_Set problem:_
Scan the records below for the line with "Reproduce this chart with Chart.js." and the line with "const toXY = (ys)", and retype that range exactly, both ends included, pictures excepted.

_Data provided:_
-------------------------
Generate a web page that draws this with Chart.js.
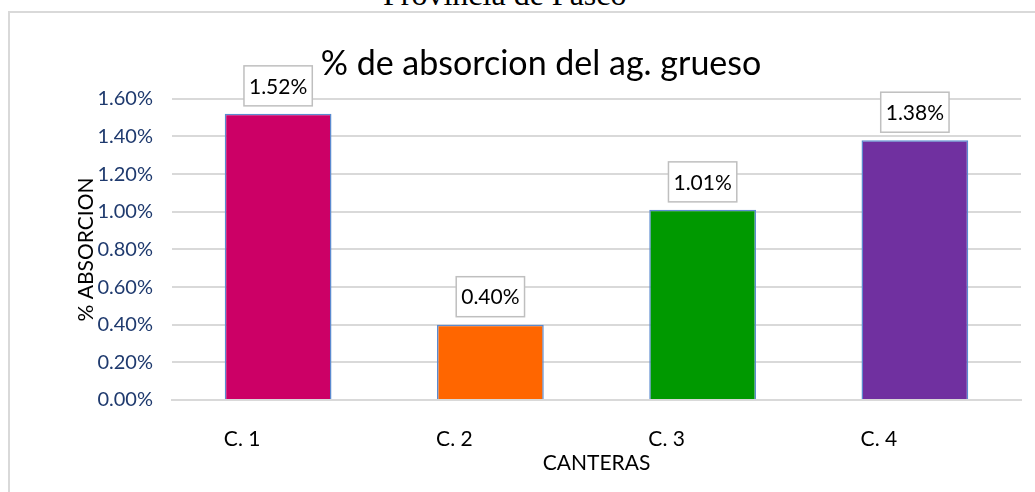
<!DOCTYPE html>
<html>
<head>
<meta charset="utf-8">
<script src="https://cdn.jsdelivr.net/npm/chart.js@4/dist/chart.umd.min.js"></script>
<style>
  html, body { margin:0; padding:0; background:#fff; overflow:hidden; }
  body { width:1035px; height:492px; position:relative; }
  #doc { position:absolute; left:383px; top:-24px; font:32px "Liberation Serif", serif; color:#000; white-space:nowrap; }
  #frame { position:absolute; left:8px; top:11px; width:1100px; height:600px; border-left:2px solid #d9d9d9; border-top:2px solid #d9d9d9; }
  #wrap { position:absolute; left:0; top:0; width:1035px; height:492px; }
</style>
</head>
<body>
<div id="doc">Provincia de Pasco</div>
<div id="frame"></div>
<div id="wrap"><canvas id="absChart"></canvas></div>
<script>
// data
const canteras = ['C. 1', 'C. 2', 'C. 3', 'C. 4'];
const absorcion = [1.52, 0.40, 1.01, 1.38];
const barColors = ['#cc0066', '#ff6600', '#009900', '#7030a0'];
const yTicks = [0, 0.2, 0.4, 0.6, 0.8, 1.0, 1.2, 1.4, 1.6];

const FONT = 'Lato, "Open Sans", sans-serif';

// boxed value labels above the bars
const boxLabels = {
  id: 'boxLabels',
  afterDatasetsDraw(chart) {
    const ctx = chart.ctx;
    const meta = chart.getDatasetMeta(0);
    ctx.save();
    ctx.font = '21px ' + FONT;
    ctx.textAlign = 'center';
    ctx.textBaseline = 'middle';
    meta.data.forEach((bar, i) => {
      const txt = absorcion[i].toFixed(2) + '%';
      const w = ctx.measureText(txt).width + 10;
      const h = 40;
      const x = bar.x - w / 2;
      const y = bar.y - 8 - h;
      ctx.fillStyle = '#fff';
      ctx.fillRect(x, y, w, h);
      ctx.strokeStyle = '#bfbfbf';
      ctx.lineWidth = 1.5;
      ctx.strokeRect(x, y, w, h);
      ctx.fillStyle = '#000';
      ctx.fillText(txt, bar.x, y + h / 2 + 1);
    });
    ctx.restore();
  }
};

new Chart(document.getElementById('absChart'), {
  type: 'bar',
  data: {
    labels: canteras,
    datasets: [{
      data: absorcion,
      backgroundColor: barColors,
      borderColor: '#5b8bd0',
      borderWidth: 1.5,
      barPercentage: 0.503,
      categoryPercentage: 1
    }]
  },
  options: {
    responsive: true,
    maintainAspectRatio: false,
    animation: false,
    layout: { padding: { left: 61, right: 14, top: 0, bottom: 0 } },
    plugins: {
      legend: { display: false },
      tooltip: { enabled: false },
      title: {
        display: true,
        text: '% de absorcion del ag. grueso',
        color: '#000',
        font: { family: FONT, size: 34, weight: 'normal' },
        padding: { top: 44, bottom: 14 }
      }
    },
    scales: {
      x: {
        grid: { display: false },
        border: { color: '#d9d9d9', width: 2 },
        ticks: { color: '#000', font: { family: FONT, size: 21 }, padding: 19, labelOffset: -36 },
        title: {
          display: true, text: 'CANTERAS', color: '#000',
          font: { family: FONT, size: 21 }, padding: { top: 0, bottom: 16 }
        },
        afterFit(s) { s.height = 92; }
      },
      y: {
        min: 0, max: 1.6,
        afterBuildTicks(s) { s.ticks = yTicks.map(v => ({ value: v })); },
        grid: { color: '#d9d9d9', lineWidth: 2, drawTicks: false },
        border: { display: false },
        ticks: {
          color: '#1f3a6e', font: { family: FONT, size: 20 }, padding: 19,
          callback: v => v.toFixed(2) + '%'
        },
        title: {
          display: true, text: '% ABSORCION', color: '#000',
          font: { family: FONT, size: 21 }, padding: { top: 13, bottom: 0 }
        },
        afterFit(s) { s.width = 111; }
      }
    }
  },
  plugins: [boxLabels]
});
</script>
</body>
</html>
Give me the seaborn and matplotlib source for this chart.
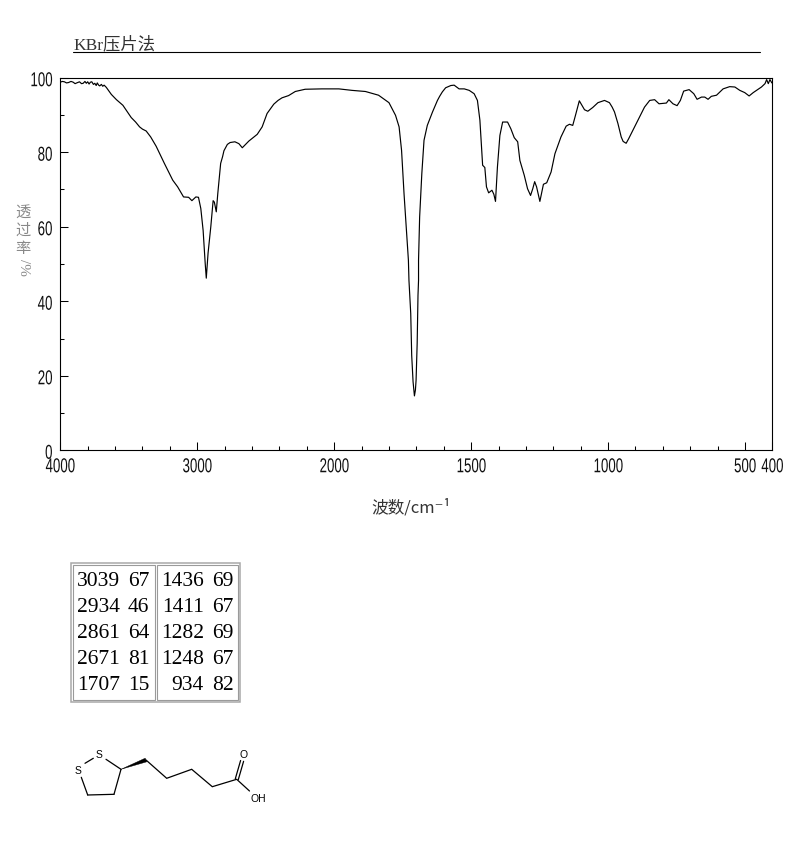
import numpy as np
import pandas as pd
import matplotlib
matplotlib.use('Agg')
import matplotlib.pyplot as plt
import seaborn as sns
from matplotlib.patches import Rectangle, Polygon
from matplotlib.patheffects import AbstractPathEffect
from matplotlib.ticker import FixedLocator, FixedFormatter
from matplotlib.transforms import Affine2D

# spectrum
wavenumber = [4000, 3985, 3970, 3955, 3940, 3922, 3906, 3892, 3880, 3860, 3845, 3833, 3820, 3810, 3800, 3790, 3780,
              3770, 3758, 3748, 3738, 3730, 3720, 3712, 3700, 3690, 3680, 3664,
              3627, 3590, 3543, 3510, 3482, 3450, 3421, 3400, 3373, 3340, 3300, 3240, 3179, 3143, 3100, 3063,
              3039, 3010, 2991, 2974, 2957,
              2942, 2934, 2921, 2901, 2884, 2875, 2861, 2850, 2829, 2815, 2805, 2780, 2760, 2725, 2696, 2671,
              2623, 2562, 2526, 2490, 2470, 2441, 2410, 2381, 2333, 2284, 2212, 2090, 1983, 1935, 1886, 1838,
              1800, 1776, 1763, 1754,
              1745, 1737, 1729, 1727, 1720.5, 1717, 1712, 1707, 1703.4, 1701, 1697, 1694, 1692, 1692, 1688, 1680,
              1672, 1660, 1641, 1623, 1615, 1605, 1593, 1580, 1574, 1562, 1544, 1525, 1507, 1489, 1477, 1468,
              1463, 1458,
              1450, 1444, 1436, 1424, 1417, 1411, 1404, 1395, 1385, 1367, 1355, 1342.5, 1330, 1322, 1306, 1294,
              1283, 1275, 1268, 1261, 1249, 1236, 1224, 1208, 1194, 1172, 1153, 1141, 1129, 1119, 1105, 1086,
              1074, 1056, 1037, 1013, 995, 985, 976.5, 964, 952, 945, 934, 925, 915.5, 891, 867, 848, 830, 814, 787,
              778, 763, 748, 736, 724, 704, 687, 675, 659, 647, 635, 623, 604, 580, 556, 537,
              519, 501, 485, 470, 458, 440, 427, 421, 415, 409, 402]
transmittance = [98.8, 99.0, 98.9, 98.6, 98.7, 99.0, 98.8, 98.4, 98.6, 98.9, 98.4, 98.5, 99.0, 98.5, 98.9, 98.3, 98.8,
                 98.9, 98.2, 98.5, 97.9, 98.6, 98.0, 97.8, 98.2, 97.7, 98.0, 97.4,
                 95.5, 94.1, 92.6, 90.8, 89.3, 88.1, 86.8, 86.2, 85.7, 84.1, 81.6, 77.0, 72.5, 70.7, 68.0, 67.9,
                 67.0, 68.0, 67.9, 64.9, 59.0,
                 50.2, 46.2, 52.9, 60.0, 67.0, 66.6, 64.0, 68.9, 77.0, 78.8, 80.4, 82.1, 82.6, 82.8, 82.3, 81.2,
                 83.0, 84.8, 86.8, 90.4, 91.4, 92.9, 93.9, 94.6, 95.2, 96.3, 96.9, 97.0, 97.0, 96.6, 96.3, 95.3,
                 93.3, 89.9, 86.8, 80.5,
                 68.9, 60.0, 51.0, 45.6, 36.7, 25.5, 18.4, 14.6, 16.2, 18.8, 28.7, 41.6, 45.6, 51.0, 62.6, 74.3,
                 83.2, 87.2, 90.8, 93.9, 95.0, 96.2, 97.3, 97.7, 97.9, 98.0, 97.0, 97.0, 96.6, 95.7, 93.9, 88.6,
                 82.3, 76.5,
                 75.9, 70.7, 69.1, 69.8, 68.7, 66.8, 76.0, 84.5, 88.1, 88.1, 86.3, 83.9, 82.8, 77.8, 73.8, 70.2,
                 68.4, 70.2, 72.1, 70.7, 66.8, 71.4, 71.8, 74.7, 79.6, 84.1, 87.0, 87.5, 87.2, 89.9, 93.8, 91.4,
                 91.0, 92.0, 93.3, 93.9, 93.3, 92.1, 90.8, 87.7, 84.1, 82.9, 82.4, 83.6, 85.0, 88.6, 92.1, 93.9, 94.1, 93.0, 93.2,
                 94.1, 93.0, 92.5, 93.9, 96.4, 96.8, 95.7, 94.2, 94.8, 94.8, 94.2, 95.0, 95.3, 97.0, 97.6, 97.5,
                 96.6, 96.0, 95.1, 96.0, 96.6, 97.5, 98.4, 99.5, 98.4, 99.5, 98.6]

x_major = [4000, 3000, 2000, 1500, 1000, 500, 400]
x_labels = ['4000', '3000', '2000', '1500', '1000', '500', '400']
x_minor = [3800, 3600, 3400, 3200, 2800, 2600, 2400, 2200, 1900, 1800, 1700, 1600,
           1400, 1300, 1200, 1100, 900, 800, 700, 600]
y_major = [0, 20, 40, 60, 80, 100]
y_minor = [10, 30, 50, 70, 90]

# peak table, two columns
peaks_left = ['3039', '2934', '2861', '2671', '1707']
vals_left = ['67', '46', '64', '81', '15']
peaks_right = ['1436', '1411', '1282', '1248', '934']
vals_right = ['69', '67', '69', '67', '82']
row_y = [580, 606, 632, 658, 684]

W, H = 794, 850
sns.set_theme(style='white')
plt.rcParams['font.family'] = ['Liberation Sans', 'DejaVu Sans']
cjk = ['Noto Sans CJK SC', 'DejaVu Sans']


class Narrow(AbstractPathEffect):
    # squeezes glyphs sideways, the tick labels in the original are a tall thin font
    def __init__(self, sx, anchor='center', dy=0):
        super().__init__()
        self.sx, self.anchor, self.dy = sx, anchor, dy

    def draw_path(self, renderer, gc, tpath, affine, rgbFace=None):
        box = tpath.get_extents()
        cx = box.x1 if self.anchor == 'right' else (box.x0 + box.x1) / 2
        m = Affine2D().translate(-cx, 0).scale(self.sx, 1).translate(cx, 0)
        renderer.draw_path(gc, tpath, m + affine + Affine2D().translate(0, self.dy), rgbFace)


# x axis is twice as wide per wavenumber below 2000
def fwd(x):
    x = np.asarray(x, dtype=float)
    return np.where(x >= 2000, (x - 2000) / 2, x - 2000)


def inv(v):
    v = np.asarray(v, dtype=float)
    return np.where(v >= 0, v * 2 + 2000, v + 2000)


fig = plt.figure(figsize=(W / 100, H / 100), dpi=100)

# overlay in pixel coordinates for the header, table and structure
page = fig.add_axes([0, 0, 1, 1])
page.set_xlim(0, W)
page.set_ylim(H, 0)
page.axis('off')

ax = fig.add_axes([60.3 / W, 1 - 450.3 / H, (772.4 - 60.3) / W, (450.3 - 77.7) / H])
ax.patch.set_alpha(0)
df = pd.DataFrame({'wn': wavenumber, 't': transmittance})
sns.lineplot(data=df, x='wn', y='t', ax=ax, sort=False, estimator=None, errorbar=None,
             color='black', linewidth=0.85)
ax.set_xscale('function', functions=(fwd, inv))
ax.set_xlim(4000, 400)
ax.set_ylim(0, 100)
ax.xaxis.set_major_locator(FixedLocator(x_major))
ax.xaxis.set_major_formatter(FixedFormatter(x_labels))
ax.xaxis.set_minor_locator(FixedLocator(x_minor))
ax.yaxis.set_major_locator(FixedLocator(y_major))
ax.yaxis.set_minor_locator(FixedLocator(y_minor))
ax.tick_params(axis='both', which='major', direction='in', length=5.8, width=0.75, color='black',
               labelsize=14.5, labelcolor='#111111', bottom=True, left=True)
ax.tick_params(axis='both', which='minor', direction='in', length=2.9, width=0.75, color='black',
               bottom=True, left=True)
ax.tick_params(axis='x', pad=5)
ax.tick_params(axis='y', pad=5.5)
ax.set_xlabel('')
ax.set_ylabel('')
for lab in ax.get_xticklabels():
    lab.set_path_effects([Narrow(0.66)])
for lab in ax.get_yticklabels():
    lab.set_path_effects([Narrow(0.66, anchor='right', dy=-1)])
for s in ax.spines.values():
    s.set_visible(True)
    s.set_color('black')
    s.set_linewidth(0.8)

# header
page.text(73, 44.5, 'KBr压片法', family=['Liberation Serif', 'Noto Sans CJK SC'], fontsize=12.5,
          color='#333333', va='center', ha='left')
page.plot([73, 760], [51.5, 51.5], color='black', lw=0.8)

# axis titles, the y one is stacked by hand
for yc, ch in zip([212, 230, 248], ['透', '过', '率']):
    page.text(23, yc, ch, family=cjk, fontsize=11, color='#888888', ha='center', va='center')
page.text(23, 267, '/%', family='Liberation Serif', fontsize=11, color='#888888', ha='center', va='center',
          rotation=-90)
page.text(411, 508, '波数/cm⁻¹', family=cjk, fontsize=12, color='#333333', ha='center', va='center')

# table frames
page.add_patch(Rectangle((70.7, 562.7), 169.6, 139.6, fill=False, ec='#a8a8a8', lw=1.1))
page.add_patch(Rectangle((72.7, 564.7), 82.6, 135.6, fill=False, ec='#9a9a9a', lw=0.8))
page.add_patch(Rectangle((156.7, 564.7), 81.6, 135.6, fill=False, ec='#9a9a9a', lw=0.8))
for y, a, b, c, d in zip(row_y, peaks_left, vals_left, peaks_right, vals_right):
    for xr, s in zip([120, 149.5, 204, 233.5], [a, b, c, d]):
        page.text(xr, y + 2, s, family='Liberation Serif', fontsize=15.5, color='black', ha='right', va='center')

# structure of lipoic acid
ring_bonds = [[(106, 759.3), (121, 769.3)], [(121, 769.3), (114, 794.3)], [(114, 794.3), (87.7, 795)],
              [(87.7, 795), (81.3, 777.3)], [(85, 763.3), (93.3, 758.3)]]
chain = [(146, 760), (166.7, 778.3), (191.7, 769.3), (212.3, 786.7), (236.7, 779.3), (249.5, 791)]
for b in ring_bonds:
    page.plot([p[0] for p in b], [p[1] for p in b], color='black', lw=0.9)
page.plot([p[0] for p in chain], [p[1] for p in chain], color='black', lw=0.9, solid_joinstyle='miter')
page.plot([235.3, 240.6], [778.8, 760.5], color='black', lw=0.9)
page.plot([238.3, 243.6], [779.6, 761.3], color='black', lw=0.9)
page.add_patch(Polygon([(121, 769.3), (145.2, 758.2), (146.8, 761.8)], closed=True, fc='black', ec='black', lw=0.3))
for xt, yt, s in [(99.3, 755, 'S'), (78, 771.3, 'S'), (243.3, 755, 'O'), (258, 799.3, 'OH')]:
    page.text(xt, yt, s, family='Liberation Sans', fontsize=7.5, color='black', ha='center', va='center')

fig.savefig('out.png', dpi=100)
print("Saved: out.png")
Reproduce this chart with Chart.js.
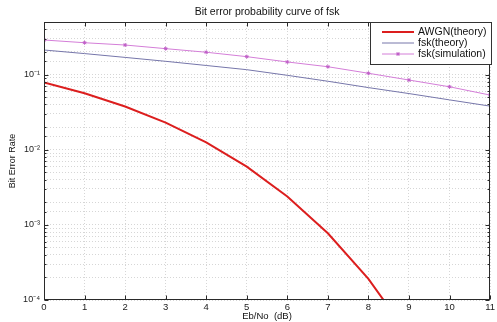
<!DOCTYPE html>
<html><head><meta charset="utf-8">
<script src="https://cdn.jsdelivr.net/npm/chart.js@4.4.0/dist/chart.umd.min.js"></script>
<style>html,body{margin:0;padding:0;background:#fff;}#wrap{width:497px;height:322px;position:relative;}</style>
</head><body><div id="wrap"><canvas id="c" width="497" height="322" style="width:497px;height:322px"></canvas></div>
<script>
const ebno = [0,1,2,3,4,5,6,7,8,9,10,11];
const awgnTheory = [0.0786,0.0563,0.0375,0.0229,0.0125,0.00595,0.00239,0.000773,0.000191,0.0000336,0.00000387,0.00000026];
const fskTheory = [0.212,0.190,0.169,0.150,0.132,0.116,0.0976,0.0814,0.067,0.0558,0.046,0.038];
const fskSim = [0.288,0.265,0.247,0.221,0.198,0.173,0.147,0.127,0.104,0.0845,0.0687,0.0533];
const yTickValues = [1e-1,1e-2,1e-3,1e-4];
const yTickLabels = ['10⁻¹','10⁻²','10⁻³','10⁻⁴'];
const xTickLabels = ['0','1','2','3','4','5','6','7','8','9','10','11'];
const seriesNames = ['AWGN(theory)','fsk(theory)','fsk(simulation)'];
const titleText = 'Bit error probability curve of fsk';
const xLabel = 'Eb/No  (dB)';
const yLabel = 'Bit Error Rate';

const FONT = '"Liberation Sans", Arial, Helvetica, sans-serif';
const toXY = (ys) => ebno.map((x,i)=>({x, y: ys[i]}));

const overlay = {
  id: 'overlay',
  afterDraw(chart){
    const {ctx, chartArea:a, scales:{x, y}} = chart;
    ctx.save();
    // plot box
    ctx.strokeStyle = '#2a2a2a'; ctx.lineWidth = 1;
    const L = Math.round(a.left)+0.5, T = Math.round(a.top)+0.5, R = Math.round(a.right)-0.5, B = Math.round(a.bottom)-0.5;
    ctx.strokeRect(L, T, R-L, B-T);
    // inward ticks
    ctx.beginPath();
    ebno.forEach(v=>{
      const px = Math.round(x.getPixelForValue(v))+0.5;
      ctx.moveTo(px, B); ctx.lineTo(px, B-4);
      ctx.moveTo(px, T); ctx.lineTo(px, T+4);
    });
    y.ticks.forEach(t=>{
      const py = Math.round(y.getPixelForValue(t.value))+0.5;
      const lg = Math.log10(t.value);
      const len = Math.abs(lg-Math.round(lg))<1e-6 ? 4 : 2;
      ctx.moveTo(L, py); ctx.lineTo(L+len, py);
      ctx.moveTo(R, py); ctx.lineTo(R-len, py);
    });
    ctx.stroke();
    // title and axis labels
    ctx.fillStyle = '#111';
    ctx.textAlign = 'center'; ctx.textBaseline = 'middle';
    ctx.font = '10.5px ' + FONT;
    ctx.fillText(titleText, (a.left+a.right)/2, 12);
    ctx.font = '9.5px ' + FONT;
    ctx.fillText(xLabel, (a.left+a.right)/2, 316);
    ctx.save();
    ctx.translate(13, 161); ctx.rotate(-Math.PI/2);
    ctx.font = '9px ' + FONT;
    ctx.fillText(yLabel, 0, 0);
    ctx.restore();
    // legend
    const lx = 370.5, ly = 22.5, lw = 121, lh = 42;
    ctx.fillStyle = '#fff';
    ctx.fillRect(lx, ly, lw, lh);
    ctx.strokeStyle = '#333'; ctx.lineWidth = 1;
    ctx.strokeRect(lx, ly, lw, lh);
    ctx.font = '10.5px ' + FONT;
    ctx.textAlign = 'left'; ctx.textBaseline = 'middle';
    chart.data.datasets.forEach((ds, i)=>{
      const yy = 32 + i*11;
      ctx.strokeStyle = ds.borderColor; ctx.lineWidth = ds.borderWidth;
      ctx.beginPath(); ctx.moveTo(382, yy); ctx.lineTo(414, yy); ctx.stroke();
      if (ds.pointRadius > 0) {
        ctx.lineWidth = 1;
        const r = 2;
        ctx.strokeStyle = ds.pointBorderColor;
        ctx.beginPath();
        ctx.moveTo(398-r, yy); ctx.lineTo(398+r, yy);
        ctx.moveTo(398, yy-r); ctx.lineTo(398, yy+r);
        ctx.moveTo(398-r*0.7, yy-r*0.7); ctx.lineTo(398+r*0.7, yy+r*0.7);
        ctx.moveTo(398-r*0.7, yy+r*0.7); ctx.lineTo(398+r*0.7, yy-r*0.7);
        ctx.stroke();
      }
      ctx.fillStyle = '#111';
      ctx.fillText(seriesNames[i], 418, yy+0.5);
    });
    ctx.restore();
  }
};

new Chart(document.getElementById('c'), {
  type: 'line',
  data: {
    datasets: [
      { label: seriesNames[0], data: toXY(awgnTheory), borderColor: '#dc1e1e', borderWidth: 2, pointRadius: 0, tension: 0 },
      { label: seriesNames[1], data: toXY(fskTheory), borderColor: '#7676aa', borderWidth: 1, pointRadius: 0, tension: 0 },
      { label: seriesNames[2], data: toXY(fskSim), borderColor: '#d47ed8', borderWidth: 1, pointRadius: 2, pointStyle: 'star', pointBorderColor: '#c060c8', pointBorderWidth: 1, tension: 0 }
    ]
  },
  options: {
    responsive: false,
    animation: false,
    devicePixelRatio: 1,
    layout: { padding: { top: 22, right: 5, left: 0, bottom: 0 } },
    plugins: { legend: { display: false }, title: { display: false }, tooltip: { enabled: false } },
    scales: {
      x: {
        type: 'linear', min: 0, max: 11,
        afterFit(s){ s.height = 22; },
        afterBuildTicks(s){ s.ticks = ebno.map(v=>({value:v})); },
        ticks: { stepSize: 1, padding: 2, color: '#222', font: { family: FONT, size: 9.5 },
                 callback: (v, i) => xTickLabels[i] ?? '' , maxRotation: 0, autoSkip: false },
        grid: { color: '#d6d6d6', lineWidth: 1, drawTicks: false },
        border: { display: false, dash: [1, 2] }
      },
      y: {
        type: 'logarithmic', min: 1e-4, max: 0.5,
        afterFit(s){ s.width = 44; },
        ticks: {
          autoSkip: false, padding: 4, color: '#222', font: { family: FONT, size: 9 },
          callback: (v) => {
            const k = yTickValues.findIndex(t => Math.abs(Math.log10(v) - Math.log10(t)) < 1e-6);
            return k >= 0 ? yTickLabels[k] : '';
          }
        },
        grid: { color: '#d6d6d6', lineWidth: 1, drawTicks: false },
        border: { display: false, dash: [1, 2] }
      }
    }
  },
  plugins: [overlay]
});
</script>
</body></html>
-------------------------
_Response to the task:_
Reproduce this chart with Chart.js.
<!DOCTYPE html>
<html><head><meta charset="utf-8">
<script src="https://cdn.jsdelivr.net/npm/chart.js@4.4.0/dist/chart.umd.min.js"></script>
<style>html,body{margin:0;padding:0;background:#fff;}#wrap{width:497px;height:322px;position:relative;}</style>
</head><body><div id="wrap"><canvas id="c" width="497" height="322" style="width:497px;height:322px"></canvas></div>
<script>
const ebno = [0,1,2,3,4,5,6,7,8,9,10,11];
const awgnTheory = [0.0786,0.0563,0.0375,0.0229,0.0125,0.00595,0.00239,0.000773,0.000191,0.0000336,0.00000387,0.00000026];
const fskTheory = [0.212,0.190,0.169,0.150,0.132,0.116,0.0976,0.0814,0.067,0.0558,0.046,0.038];
const fskSim = [0.288,0.265,0.247,0.221,0.198,0.173,0.147,0.127,0.104,0.0845,0.0687,0.0533];
const yTickValues = [1e-1,1e-2,1e-3,1e-4];
const yTickLabels = ['10⁻¹','10⁻²','10⁻³','10⁻⁴'];
const xTickLabels = ['0','1','2','3','4','5','6','7','8','9','10','11'];
const seriesNames = ['AWGN(theory)','fsk(theory)','fsk(simulation)'];
const titleText = 'Bit error probability curve of fsk';
const xLabel = 'Eb/No  (dB)';
const yLabel = 'Bit Error Rate';

const FONT = '"Liberation Sans", Arial, Helvetica, sans-serif';
const toXY = (ys) => ebno.map((x,i)=>({x, y: ys[i]}));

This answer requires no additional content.